Emerging European economies have avoided a systemic financial and economic meltdown in 2009, credit ratings agency Fitch Ratings said in a special report, which forecast economic growth for most Eastern European countries.
Improved prospects have been driven by the huge global fiscal and monetary policy stimulus, rescue packages led by international financial institutions and the EU, and "impressive economic resilience and policy discipline", Fitch said.
However, this year's recession will prove worse than anticipated earlier, Fitch said, reducing its forecast for economic growth in emerging Europe – an area covering 20 countries from Central and South-Eastern Europe, the Baltic states and Caucasus, the Commonwealth of Independent States and Turkey.
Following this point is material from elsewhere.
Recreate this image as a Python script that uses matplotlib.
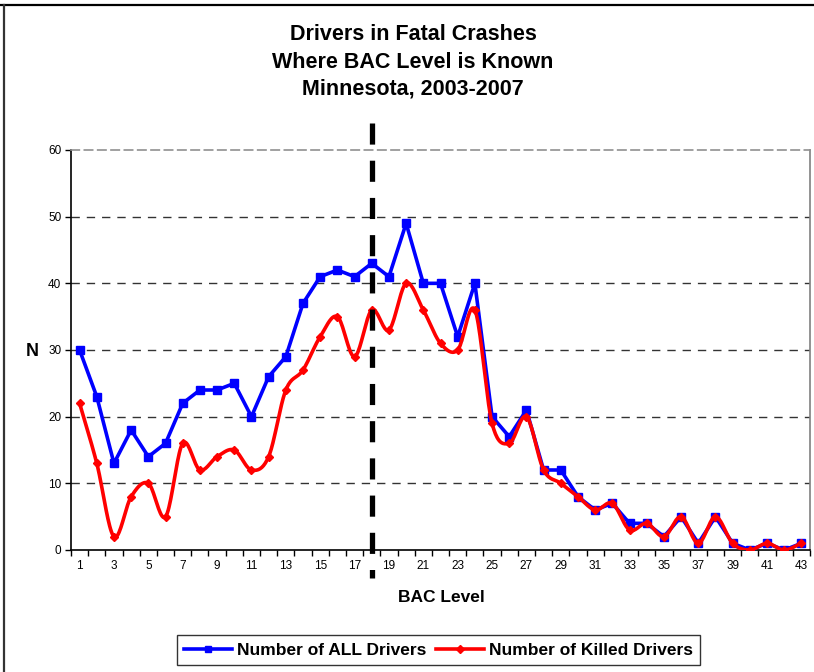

The credit ratings agency now expects the economy of this region to shrink by 6.1 per cent, compared to 4.5 per cent forecast in its previous report in June. In Bulgaria's case, the economy is forecast to contract by 5.5 per cent.
The eurozone and the world economy are expected to shrink by 4.1 per cent and 2.8 per cent, respectively, according to Fitch.
"Major challenges remain due to the scale of the negative shocks; the costly legacy of the crisis, notably rising public debt ratios, worsening bank asset quality, lower capital inflows and weaker growth prospects; and the uncertain 'exit' from the crisis. A relapse in one of the more vulnerable countries could provide a sting in the tail, triggering ripples across the region," the ratings agency said.
Nevertheless, Fitch said that the prospects for the region's economies to recover have improved and increased its forecast for economic growth in the area covered by the report to 2.6 per cent, compared to 1.5 per cent in its June report. Bulgaria's economy was forecast to grow by 0.5 per cent in 2010 and 3.5 per cent in 2011.
"The recovery is likely to be subdued due to weak investment, rising unemployment, moderate capital inflows and credit growth, fiscal consolidation and a rebuilding of balance sheets," Fitch said.